#### RECORDS SUPPLIED ####
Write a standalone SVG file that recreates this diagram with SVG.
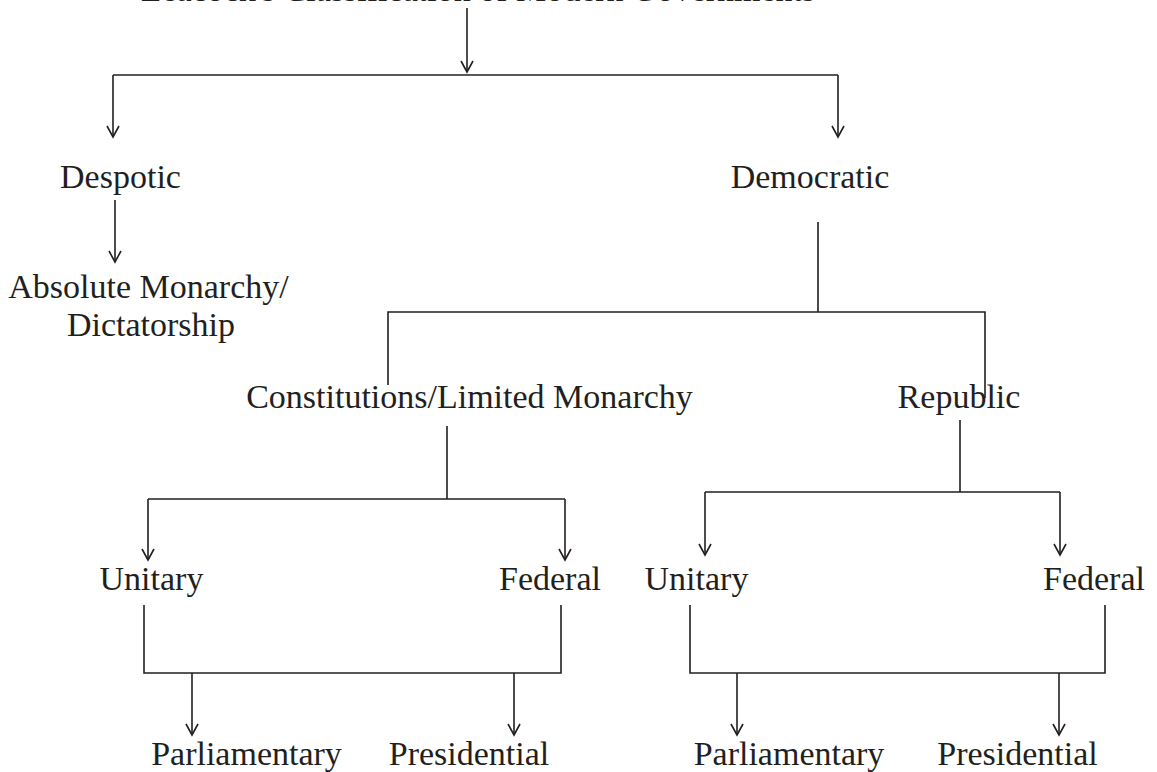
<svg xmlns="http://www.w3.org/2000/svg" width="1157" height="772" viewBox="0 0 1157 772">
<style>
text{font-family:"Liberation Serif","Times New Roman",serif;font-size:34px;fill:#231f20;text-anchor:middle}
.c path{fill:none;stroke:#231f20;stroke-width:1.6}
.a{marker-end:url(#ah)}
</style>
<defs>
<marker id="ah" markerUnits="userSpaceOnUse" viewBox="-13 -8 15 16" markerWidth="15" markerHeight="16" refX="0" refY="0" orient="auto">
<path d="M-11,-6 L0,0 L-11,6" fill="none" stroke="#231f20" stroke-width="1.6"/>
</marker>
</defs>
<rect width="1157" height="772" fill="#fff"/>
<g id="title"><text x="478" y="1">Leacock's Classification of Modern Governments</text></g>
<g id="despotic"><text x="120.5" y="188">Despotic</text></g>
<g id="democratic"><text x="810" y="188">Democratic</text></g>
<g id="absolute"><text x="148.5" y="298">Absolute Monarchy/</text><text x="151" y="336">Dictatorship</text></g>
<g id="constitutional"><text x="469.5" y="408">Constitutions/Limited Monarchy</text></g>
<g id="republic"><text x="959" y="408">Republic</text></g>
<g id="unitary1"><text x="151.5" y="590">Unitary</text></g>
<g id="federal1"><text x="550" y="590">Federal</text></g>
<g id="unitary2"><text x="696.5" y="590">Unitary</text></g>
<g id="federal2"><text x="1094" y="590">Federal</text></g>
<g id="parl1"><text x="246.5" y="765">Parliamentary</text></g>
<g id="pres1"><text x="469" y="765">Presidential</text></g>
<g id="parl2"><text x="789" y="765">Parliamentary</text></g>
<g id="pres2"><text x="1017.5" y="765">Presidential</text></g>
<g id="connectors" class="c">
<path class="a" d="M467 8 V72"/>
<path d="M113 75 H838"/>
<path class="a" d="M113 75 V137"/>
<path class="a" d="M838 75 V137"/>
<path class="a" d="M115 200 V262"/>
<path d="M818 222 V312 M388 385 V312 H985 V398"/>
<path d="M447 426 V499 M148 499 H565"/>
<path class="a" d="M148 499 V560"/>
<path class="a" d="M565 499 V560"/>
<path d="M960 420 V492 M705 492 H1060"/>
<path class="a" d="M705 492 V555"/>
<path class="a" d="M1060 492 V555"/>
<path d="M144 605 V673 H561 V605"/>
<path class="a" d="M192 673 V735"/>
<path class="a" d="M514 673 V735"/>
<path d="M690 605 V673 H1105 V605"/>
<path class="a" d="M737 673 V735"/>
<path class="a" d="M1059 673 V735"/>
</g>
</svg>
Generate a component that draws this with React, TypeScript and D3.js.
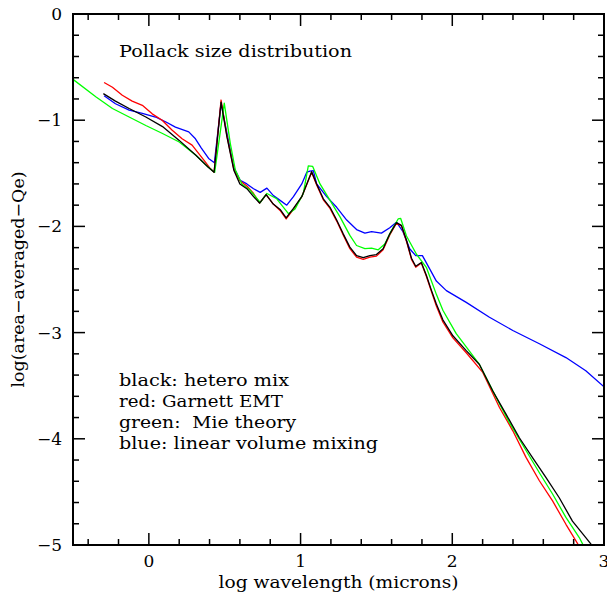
####
THE TASK:
Without the pictures, transcribe the listing above exactly.

ANSWER BELOW:
Write a standalone SVG file that recreates this diagram with SVG.
<svg xmlns="http://www.w3.org/2000/svg" width="1157" height="772" viewBox="0 0 1157 772">
<style>
text{font-family:"Liberation Serif","Times New Roman",serif;font-size:34px;fill:#231f20;text-anchor:middle}
.c path{fill:none;stroke:#231f20;stroke-width:1.6}
.a{marker-end:url(#ah)}
</style>
<defs>
<marker id="ah" markerUnits="userSpaceOnUse" viewBox="-13 -8 15 16" markerWidth="15" markerHeight="16" refX="0" refY="0" orient="auto">
<path d="M-11,-6 L0,0 L-11,6" fill="none" stroke="#231f20" stroke-width="1.6"/>
</marker>
</defs>
<rect width="1157" height="772" fill="#fff"/>
<g id="title"><text x="478" y="1">Leacock's Classification of Modern Governments</text></g>
<g id="despotic"><text x="120.5" y="188">Despotic</text></g>
<g id="democratic"><text x="810" y="188">Democratic</text></g>
<g id="absolute"><text x="148.5" y="298">Absolute Monarchy/</text><text x="151" y="336">Dictatorship</text></g>
<g id="constitutional"><text x="469.5" y="408">Constitutions/Limited Monarchy</text></g>
<g id="republic"><text x="959" y="408">Republic</text></g>
<g id="unitary1"><text x="151.5" y="590">Unitary</text></g>
<g id="federal1"><text x="550" y="590">Federal</text></g>
<g id="unitary2"><text x="696.5" y="590">Unitary</text></g>
<g id="federal2"><text x="1094" y="590">Federal</text></g>
<g id="parl1"><text x="246.5" y="765">Parliamentary</text></g>
<g id="pres1"><text x="469" y="765">Presidential</text></g>
<g id="parl2"><text x="789" y="765">Parliamentary</text></g>
<g id="pres2"><text x="1017.5" y="765">Presidential</text></g>
<g id="connectors" class="c">
<path class="a" d="M467 8 V72"/>
<path d="M113 75 H838"/>
<path class="a" d="M113 75 V137"/>
<path class="a" d="M838 75 V137"/>
<path class="a" d="M115 200 V262"/>
<path d="M818 222 V312 M388 385 V312 H985 V398"/>
<path d="M447 426 V499 M148 499 H565"/>
<path class="a" d="M148 499 V560"/>
<path class="a" d="M565 499 V560"/>
<path d="M960 420 V492 M705 492 H1060"/>
<path class="a" d="M705 492 V555"/>
<path class="a" d="M1060 492 V555"/>
<path d="M144 605 V673 H561 V605"/>
<path class="a" d="M192 673 V735"/>
<path class="a" d="M514 673 V735"/>
<path d="M690 605 V673 H1105 V605"/>
<path class="a" d="M737 673 V735"/>
<path class="a" d="M1059 673 V735"/>
</g>
</svg>
Generate a component that draws this with React, TypeScript and D3.js.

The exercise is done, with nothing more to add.